The current system as designed is unable to cope with the changing situation, the two parties and the separation of powers failed to fully reflect diverse interests, and whether the Supreme Court can make a reasonable decision has also become a question of doubt, Wang Yiwei, director of the Institute of International Affairs at Renmin University of China, said in describing the US' dilemma.   

Wang said that the benefits of globalization vary from state to state in the US, from the coast to the interior, from New England to the Sunbelt. The disparities intensify conflicts by industry, race and class, which explains Biden's choice of cabinet members, bridging the contradiction on the surface.

Lü Xiang, a research fellow at the Chinese Academy of Social Sciences in Beijing, told the Global Times on Monday that a "constitutional crisis", which was widely discussed in the US media during the campaign last year, is a strong word, and there is no sign of nationwide disorder so far, but the current situation in the US shows that the process of power transition "would be nasty."

The challenges launched by Republican senators and representatives in the House will extend the process but won't affect the result. But the biggest damage to the US political system is that all of those farces during and after the election make other countries lose faith in the consistency and certainty of US policymaking, Lü said.

At least 12 GOP senators, nearly one-quarter of Senate Republicans, have announced plans to challenge US president-elect Joe Biden's Electoral College win on Wednesday, US media outlet Politico reported. 

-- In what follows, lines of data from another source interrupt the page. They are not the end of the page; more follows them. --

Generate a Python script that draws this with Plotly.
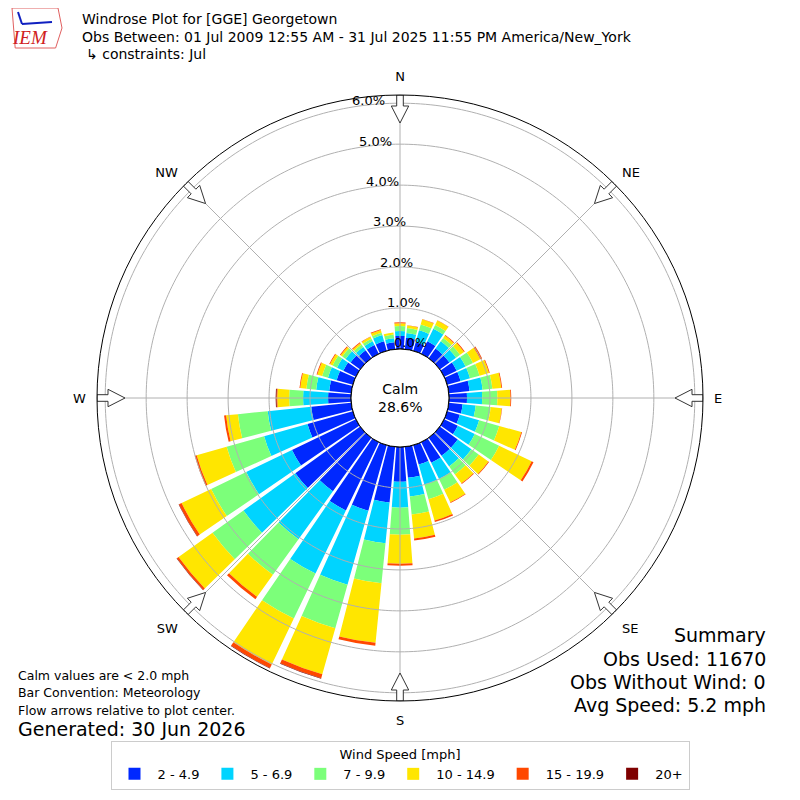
import numpy as np
import plotly.graph_objects as go

# wind direction bins (deg, meteorological) and speed classes
directions = list(range(0, 360, 10))
speed_bins = ['2 - 4.9', '5 - 6.9', '7 - 9.9', '10 - 14.9', '15 - 19.9', '20+']
bin_colors = ['#0028ff', '#00d4ff', '#7cff7a', '#ffe600', '#ff4800', '#7f0000']

# percent of all observations for each direction, one list per speed class
spd_2 = [0.32, 0.28, 0.22, 0.34, 0.29, 0.29, 0.34, 0.34, 0.51, 0.44, 0.34, 0.32,
         0.37, 0.54, 0.54, 0.56, 0.49, 0.76, 0.85, 1.37, 1.66, 1.85, 1.61, 1.95,
         1.73, 1.15, 0.98, 0.56, 0.54, 0.41, 0.34, 0.29, 0.24, 0.24, 0.24, 0.17]
spd_5 = [0.12, 0.12, 0.30, 0.34, 0.22, 0.20, 0.24, 0.24, 0.32, 0.37, 0.32, 0.49,
         0.46, 0.41, 0.32, 0.44, 0.51, 0.46, 0.63, 1.00, 1.88, 1.71, 1.44, 1.56,
         1.24, 1.10, 1.07, 0.61, 0.32, 0.22, 0.17, 0.15, 0.10, 0.10, 0.16, 0.10]
spd_7 = [0.12, 0.12, 0.15, 0.10, 0.10, 0.12, 0.20, 0.24, 0.24, 0.37, 0.37, 0.51,
         0.66, 0.22, 0.24, 0.29, 0.37, 0.44, 0.66, 0.98, 1.10, 1.22, 1.07, 0.93,
         0.95, 0.95, 0.73, 0.34, 0.24, 0.15, 0.12, 0.10, 0.07, 0.07, 0.06, 0.09]
spd_10 = [0.07, 0.06, 0.13, 0.12, 0.07, 0.12, 0.20, 0.24, 0.22, 0.32, 0.27, 0.56,
          0.88, 0.29, 0.27, 0.34, 0.54, 0.59, 0.71, 1.46, 1.17, 1.24, 0.66, 1.02,
          0.80, 0.76, 0.29, 0.29, 0.15, 0.12, 0.07, 0.05, 0.05, 0.05, 0.07, 0.05]
spd_15 = [0.02, 0.01, 0.01, 0.01, 0.02, 0.02, 0.05, 0.02, 0.02, 0.02, 0.01, 0.02,
          0.05, 0.02, 0.02, 0.02, 0.04, 0.05, 0.05, 0.07, 0.10, 0.10, 0.07, 0.05,
          0.07, 0.05, 0.05, 0.02, 0.02, 0.02, 0.02, 0.02, 0.02, 0.01, 0.02, 0.00]
spd_20 = [0.00, 0.00, 0.00, 0.00, 0.00, 0.00, 0.00, 0.00, 0.00, 0.00, 0.00, 0.00,
          0.00, 0.00, 0.00, 0.00, 0.00, 0.00, 0.00, 0.00, 0.01, 0.01, 0.00, 0.01,
          0.01, 0.00, 0.00, 0.02, 0.00, 0.00, 0.00, 0.00, 0.00, 0.00, 0.00, 0.00]
speed_series = [spd_2, spd_5, spd_7, spd_10, spd_15, spd_20]

compass_dirs = [0, 45, 90, 135, 180, 225, 270, 315]
compass_labels = ['N', 'NE', 'E', 'SE', 'S', 'SW', 'W', 'NW']
pct_ticks = [0, 1, 2, 3, 4, 5, 6]
calm_pct = 28.6

R_MAX = 6.2
PX_OUT = 303.0   # outer ring radius in screen px
PX_HOLE = 49.0   # calm hole radius in px
px_per = (PX_OUT - PX_HOLE) / R_MAX
CX, CY = 400, 398  # plot centre on the page
RLABEL_DIR = 350   # radial labels sit along this bearing

FONT = 'DejaVu Sans'
GRID = '#b0b0b0'
OFF = 8  # page body margin


def px(x, y):
    # page pixel -> paper coords
    return (x - OFF) / 800, 1 - (y - OFF) / 800


fig = go.Figure()

for name, vals, col in zip(speed_bins, speed_series, bin_colors):
    fig.add_trace(go.Barpolar(
        r=vals, theta=directions, width=8.6, name=name,
        marker=dict(color=col, line=dict(width=0)),
    ))

# grid drawn on top of the bars, like the original
ring_theta = np.linspace(0, 360, 361)
for t in pct_ticks[1:]:
    fig.add_trace(go.Scatterpolar(r=[t] * len(ring_theta), theta=ring_theta, mode='lines',
                                  line=dict(color=GRID, width=1), showlegend=False, hoverinfo='skip'))
for d in compass_dirs:
    fig.add_trace(go.Scatterpolar(r=[0, R_MAX], theta=[d, d], mode='lines',
                                  line=dict(color=GRID, width=1), showlegend=False, hoverinfo='skip'))
# edge of calm circle
fig.add_trace(go.Scatterpolar(r=[0] * len(ring_theta), theta=ring_theta, mode='lines',
                              line=dict(color='black', width=1), showlegend=False, hoverinfo='skip'))

# hollow flow arrows at the compass points
arrow_shape = [(303, -3.3), (292, -3.3), (292, -8.7), (275, 0), (292, 8.7), (292, 3.3), (303, 3.3), (303, -3.3)]
for d in compass_dirs:
    rr, tt = [], []
    for R, w in arrow_shape:
        dist = np.hypot(R, w)
        rr.append((dist - PX_HOLE) / px_per)
        tt.append(d + np.degrees(np.arctan2(w, R)))
    fig.add_trace(go.Scatterpolar(r=rr, theta=tt, mode='lines', fill='toself', fillcolor='white',
                                  line=dict(color='#333333', width=1), showlegend=False, hoverinfo='skip'))

cx, cy = px(CX, CY)
half = PX_OUT / 800

fig.update_layout(
    width=800, height=800,
    margin=dict(l=0, r=0, t=0, b=0),
    paper_bgcolor='white',
    font=dict(family=FONT, color='black', size=13),
    polar=dict(
        domain=dict(x=[cx - half, cx + half], y=[cy - half, cy + half]),
        hole=PX_HOLE / PX_OUT,
        bgcolor='white',
        barmode='stack',
        radialaxis=dict(range=[0, R_MAX], tickvals=pct_ticks, showticklabels=False,
                        showline=False, showgrid=False, ticks=''),
        angularaxis=dict(rotation=90, direction='clockwise', tickvals=compass_dirs,
                         ticktext=compass_labels, showgrid=False, showline=True,
                         linecolor='black', linewidth=1, ticks='outside', ticklen=8,
                         tickcolor='rgba(0,0,0,0)',
                         tickfont=dict(size=13, color='black')),
    ),
    legend=dict(orientation='h', x=px(400, 0)[0], xanchor='center', y=px(0, 741)[1], yanchor='top',
                bgcolor='white', bordercolor='#cccccc', borderwidth=1, itemwidth=36,
                title=dict(text='Wind Speed [mph]', side='top center', font=dict(size=13)),
                font=dict(size=13)),
)

# radial percent labels, left edge on the 350 deg bearing just above each ring
b = np.radians(RLABEL_DIR)
for t in pct_ticks:
    R = PX_HOLE + t * px_per
    ax, ay = px(CX + R * np.sin(b) + 1, CY - R * np.cos(b) - 7)
    fig.add_annotation(x=ax, y=ay, xref='paper', yref='paper', text='%.1f%%' % t,
                       showarrow=False, xanchor='left', yanchor='middle',
                       font=dict(size=13, family=FONT, color='black'))

ann = [
    (80, 19, 'Windrose Plot for [GGE] Georgetown', 14, 'left'),
    (80, 37, 'Obs Between: 01 Jul 2009 12:55 AM - 31 Jul 2025 11:55 PM America/New_York', 14, 'left'),
    (84, 54, '↳ constraints: Jul', 14, 'left'),
    (CX, CY, 'Calm<br>%.1f%%' % calm_pct, 14, 'center'),
    (16, 675, 'Calm values are < 2.0 mph', 12.5, 'left'),
    (16, 692, 'Bar Convention: Meteorology', 12.5, 'left'),
    (16, 710, 'Flow arrows relative to plot center.', 12.5, 'left'),
    (16, 729, 'Generated: 30 Jun 2026', 19, 'left'),
    (768, 635, 'Summary', 19, 'right'),
    (768, 659, 'Obs Used: 11670', 19, 'right'),
    (768, 682, 'Obs Without Wind: 0', 19, 'right'),
    (768, 705, 'Avg Speed: 5.2 mph', 19, 'right'),
]
for x, y, text, size, xa in ann:
    ax, ay = px(x, y)
    fig.add_annotation(x=ax, y=ay, xref='paper', yref='paper', text=text,
                       showarrow=False, xanchor=xa, yanchor='middle',
                       font=dict(size=size, family=FONT, color='black'))

# small IEM logo stand-in
lx0, ly0 = px(12, 8)
lx1, ly1 = px(62, 48)
fig.add_shape(type='path', xref='paper', yref='paper',
              path='M %f %f L %f %f L %f %f L %f %f L %f %f Z' % (
                  lx0, ly0, lx1 - 0.005, ly0, lx1, (ly0 + ly1) / 2, lx1 - 0.008, ly1, lx0 + 0.004, ly1),
              line=dict(color='#e06060', width=1))
ix, iy = px(30, 38)
fig.add_annotation(x=ix, y=iy, xref='paper', yref='paper', text='<i>IEM</i>',
                   showarrow=False, xanchor='center', yanchor='middle',
                   font=dict(size=19, family='Liberation Serif', color='#d02020'))
bx0, by0 = px(22, 24)
bx1, by1 = px(52, 22)
fig.add_shape(type='line', xref='paper', yref='paper', x0=bx0, y0=by0, x1=bx1, y1=by1,
              line=dict(color='#1020c0', width=2))
dx0, dy0 = px(18, 12)
fig.add_shape(type='line', xref='paper', yref='paper', x0=dx0, y0=dy0, x1=bx0, y1=by0,
              line=dict(color='#1020c0', width=2))

fig.write_html('out.html')
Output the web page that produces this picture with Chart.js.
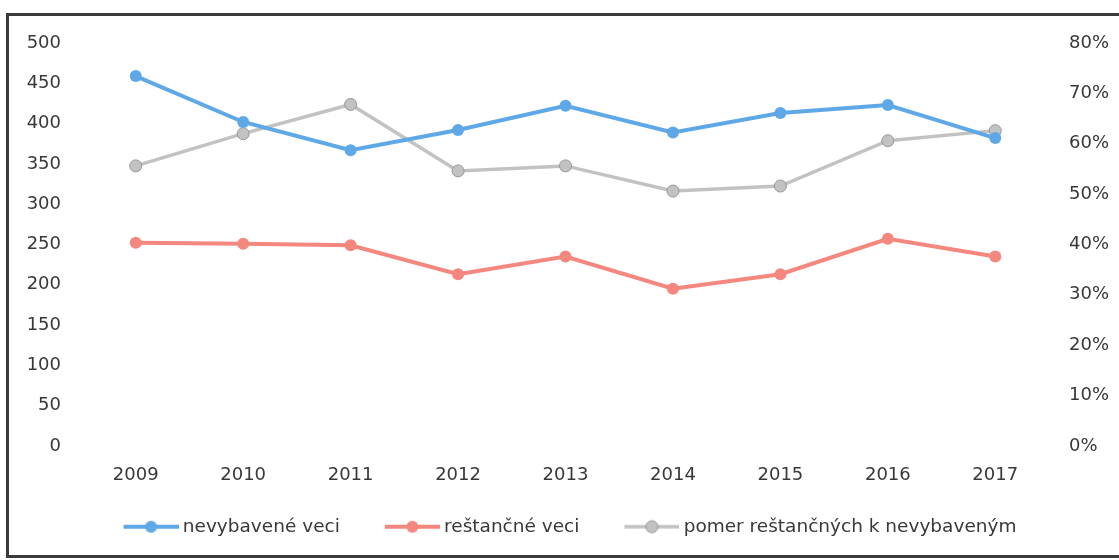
<!DOCTYPE html>
<html>
<head>
<meta charset="utf-8">
<script src="https://cdn.jsdelivr.net/npm/chart.js@4.4.1/dist/chart.umd.min.js"></script>
<style>
  html, body { margin: 0; padding: 0; background: #fff; overflow: hidden; }
  #wrap { position: relative; width: 1119px; height: 560px; }
  #ramik { position: absolute; left: 6px; top: 13px; width: 1130px; height: 545px;
           border: 3px solid #3a3a3a; border-right: none; box-sizing: border-box; }
  #graf { position: absolute; left: 0; top: 0; }
</style>
</head>
<body>
<div id="wrap">
  <div id="ramik"></div>
  <canvas id="graf" width="1119" height="560"></canvas>
</div>
<script>
/* nevybavené a reštančné veci 2009–2017 */

const ROKY = ['2009', '2010', '2011', '2012', '2013', '2014', '2015', '2016', '2017'];
const NEVYBAVENE = [459, 402, 367, 392, 422, 389, 413, 423, 382];
const RESTANCNE  = [252, 251, 249, 213, 235, 195, 213, 257, 235];
const POMER      = [55.6, 62.0, 67.8, 54.6, 55.6, 50.6, 51.6, 60.6, 62.6];   // v %

const TICKY_VLAVO  = [0, 50, 100, 150, 200, 250, 300, 350, 400, 450, 500];
const TICKY_VPRAVO = [0, 10, 20, 30, 40, 50, 60, 70, 80];

const FARBY = {
  modra:  '#5ea8e8',
  losos:  '#f4877e',
  siva:   '#c2c2c2',
  sivaOk: '#969696',
  text:   '#383838',
};

const FONT = "'DejaVu Sans', sans-serif";
const VELKOST = 18;

// ikonka do legendy: prazdne miesto vlavo (medzera medzi polozkami), ciara a kruzok
// obrazok je o 10px sirsi nez box, aby ciara siahala blizsie k textu
function legendIkona(farba, okraj, hrubka) {
  const c = document.createElement('canvas');
  c.width = 95; c.height = 16;
  const g = c.getContext('2d');
  g.strokeStyle = farba;
  g.lineWidth = hrubka;
  g.beginPath(); g.moveTo(40, 8); g.lineTo(95, 8); g.stroke();
  g.fillStyle = farba;
  g.beginPath(); g.arc(67.5, 8, 6, 0, Math.PI * 2); g.fill();
  if (okraj) {
    g.strokeStyle = okraj; g.lineWidth = 1;
    g.stroke();
  }
  return c;
}

const IKONY = [
  legendIkona(FARBY.modra, null, 4),
  legendIkona(FARBY.losos, null, 4),
  legendIkona(FARBY.siva, FARBY.sivaOk, 3.5),
];

// legenda v originale nie je presne v strede, posunieme ju trochu dolava
const posunLegendy = {
  id: 'posunLegendy',
  afterLayout(chart) {
    if (chart.legend) chart.legend.right -= 34;
  }
};

function seria(label, data, farba, os, okraj, hrubka) {
  return {
    label, data,
    yAxisID: os,
    borderColor: farba,
    backgroundColor: farba,
    borderWidth: hrubka,
    pointRadius: 6,
    pointHoverRadius: 6,
    pointBackgroundColor: farba,
    pointBorderColor: okraj || farba,
    pointBorderWidth: okraj ? 1 : 0,
    tension: 0,
  };
}

new Chart(document.getElementById('graf'), {
  type: 'line',
  data: {
    labels: ROKY,
    datasets: [
      seria('nevybavené veci', NEVYBAVENE, FARBY.modra, 'y', null, 4),
      seria('reštančné veci', RESTANCNE, FARBY.losos, 'y', null, 4),
      seria('pomer reštančných k nevybaveným', POMER, FARBY.siva, 'y1', FARBY.sivaOk, 3.5),
    ]
  },
  plugins: [posunLegendy],
  options: {
    responsive: false,
    animation: false,
    layout: { padding: { left: 20, right: 0, top: 43, bottom: 14 } },
    plugins: {
      tooltip: { enabled: false },
      legend: {
        position: 'bottom',
        labels: {
          usePointStyle: true,
          pointStyleWidth: 85,
          padding: 10,
          color: FARBY.text,
          font: { family: FONT, size: 18.5 },
          generateLabels: chart => Chart.defaults.plugins.legend.labels.generateLabels(chart)
            .map((it, i) => ({ ...it, pointStyle: IKONY[i] })),
        }
      }
    },
    scales: {
      x: {
        offset: true,
        grid: { display: false, drawTicks: false },
        border: { display: false },
        ticks: { padding: 19, color: FARBY.text, font: { family: FONT, size: VELKOST } },
        afterFit: s => { s.height += 2; },
      },
      y: {
        position: 'left',
        min: 0, max: 500,
        grid: { display: false, drawTicks: false },
        border: { display: false },
        ticks: { padding: 21, color: FARBY.text, font: { family: FONT, size: VELKOST } },
        afterBuildTicks: s => { s.ticks = TICKY_VLAVO.map(v => ({ value: v })); },
        afterFit: s => { s.width = 62; },
      },
      y1: {
        position: 'right',
        min: 0, max: 80,
        grid: { display: false, drawTicks: false },
        border: { display: false },
        ticks: {
          padding: 20, color: FARBY.text, font: { family: FONT, size: VELKOST },
          callback: v => v + '%',
        },
        afterBuildTicks: s => { s.ticks = TICKY_VPRAVO.map(v => ({ value: v })); },
        afterFit: s => { s.width = 70; },
      }
    }
  }
});
</script>
</body>
</html>
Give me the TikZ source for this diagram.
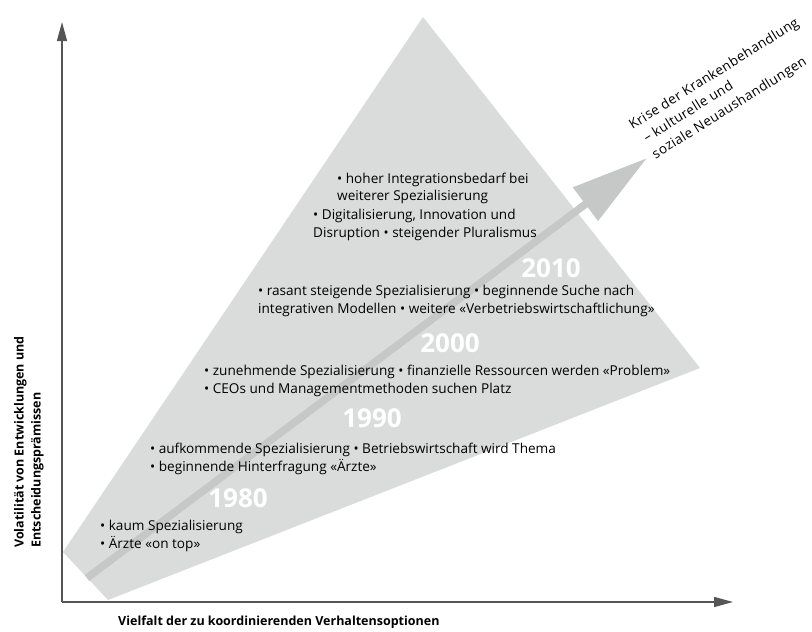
\documentclass[tikz,border=0pt]{standalone}
\usepackage{fontspec}
\setmainfont{Open Sans}
\newfontfamily\spacedfont[LetterSpace=3]{Open Sans}
\usetikzlibrary{arrows.meta,positioning}

\definecolor{fangray}{HTML}{DADBDB}
\definecolor{trendgray}{HTML}{C6C7C7}
\definecolor{axisgray}{HTML}{555555}

\begin{document}
\begin{tikzpicture}[x=1pt, y=-1pt,
  axis/.style={draw=axisgray, line width=1.4pt, -{Triangle[length=19pt,width=10pt]}},
  trend/.style={draw=trendgray, line width=7.5pt, -{Triangle[length=77pt,width=40pt]}},
  item/.style={anchor=west, align=left, inner sep=0pt, font=\fontsize{13.6}{17.5}\selectfont},
  year/.style={inner sep=0pt, text=white, font=\fontsize{26}{26}\selectfont\bfseries},
  axislabel/.style={inner sep=0pt, align=left, font=\fontsize{12.5}{17}\selectfont\bfseries}]

  \useasboundingbox (0,0) rectangle (812,632);

  \coordinate (origin) at (62,602);
  \coordinate (ytop)   at (62,22);
  \coordinate (xend)   at (733,602);
  \coordinate (apex)   at (423,17);
  \coordinate (right)  at (700,368);
  \coordinate (bottom) at (108,600);
  \coordinate (left)   at (63,552);
  \coordinate (start)  at (87,578);
  \coordinate (tip)    at (647,158);

  \fill[fangray] (apex) -- (right) -- (bottom) -- (left) -- cycle;
  \draw[trend] (start) -- (tip);

  \draw[axis] (origin) -- (ytop);
  \draw[axis] (origin) -- (xend);

  \node[year] (y1980) at (238,498) {1980};
  \node[year] (y1990) at (372,418) {1990};
  \node[year] (y2000) at (450,343) {2000};
  \node[year] (y2010) at (551,268) {2010};

  \node[item] (t1980) at (100,536) {• kaum Spezialisierung\\• Ärzte «on top»};
  \node[item] (t1990) at (150,459) {• aufkommende Spezialisierung • Betriebswirtschaft wird Thema\\• beginnende Hinterfragung «Ärzte»};
  \node[item] (t2000) at (204,381) {• zunehmende Spezialisierung • finanzielle Ressourcen werden «Problem»\\• CEOs und Managementmethoden suchen Platz};
  \node[item] (t2010) at (258,301) {• rasant steigende Spezialisierung • beginnende Suche nach\\integrativen Modellen • weitere «Verbetriebswirtschaftlichung»};
  \node[item] (integration) at (337,188.5) {• hoher Integrationsbedarf bei\\weiterer Spezialisierung};
  \node[item] (digital) at (313,225) {• Digitalisierung, Innovation und\\Disruption • steigender Pluralismus};

  \node[inner sep=0pt, anchor=north west, rotate=32, align=left,
        font=\fontsize{13.5}{18.5}\spacedfont] (crisis) at (627,121)
        {Krise der Krankenbehandlung\\\hspace{5pt}– kulturelle und\\\hspace{4pt}soziale Neuaushandlungen};

  \node[axislabel, anchor=west] (xlabel) at (118,622) {Vielfalt der zu koordinierenden Verhaltensoptionen};
  \node[axislabel, anchor=north west, rotate=90] (ylabel) at (14,548) {Volatilität von Entwicklungen und\\Entscheidungsprämissen};

\end{tikzpicture}
\end{document}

The "system advantages" of the US in the past may not always adapt to the new environment. Without adjustment, it is impossible to stay ahead and it may even cause internal divisions, said Wang.  

"The Chinese believe in the philosophy of change. The recent signing of the RCEP and completion of China-EU investment agreement talks show China's determination to reform… The US should not be arrogantly convinced that its system is the best, forcing others to copy it," said Wang. 

Hua Chunying, spokesperson of the Chinese Foreign Ministry, suggested to the Global Times at Monday's press conference to conduct a poll about how Chinese people view the US. She spoke in response to a question about the US State Department's latest groundless accusation on Monday, which claimed that the Communist Party of China "undermines the international rule of law." 

In a poll released by the Global Times in December, 65.6 percent of participants found the Trump administration to be "unfavorable," while more than 70 percent believed that China had more and more advantages in competition with the US.

On the US meddling in China's domestic affairs in Taiwan, Xinjiang and Hong Kong, 81.7 percent of nearly 2,000 Chinese participants across 16 major cities of China held a stance of "firmly oppose." 

"The US political system is unable to keep unreliable figures from being elected and it's also unable to effectively contain the president from making trouble in the international order. This is the key damage to the credibility of the US system," Lü noted. 

Most Chinese people see the US presidential election 2020 as a "low-quality talk show" rather than a chance to learn something advanced from the West, as more and more people find the US system is unable to ensure its elected leaders are reliable and keep them from making dangerous and irrational decisions to harm the country and the world, analysts said. 

"Biden will find it very difficult to convince US allies and other countries to believe that Trump or Trump-like politicians won't be elected again. That's why more and more countries, even US allies like the EU members and Japan, are reluctant to tie their own interests too closely to US hegemonic interests," Lü said.

"That's why they want to stand closer with China on the regional free trade issue and bilateral investment treaty, even if these choices could offend the US badly," Lü said.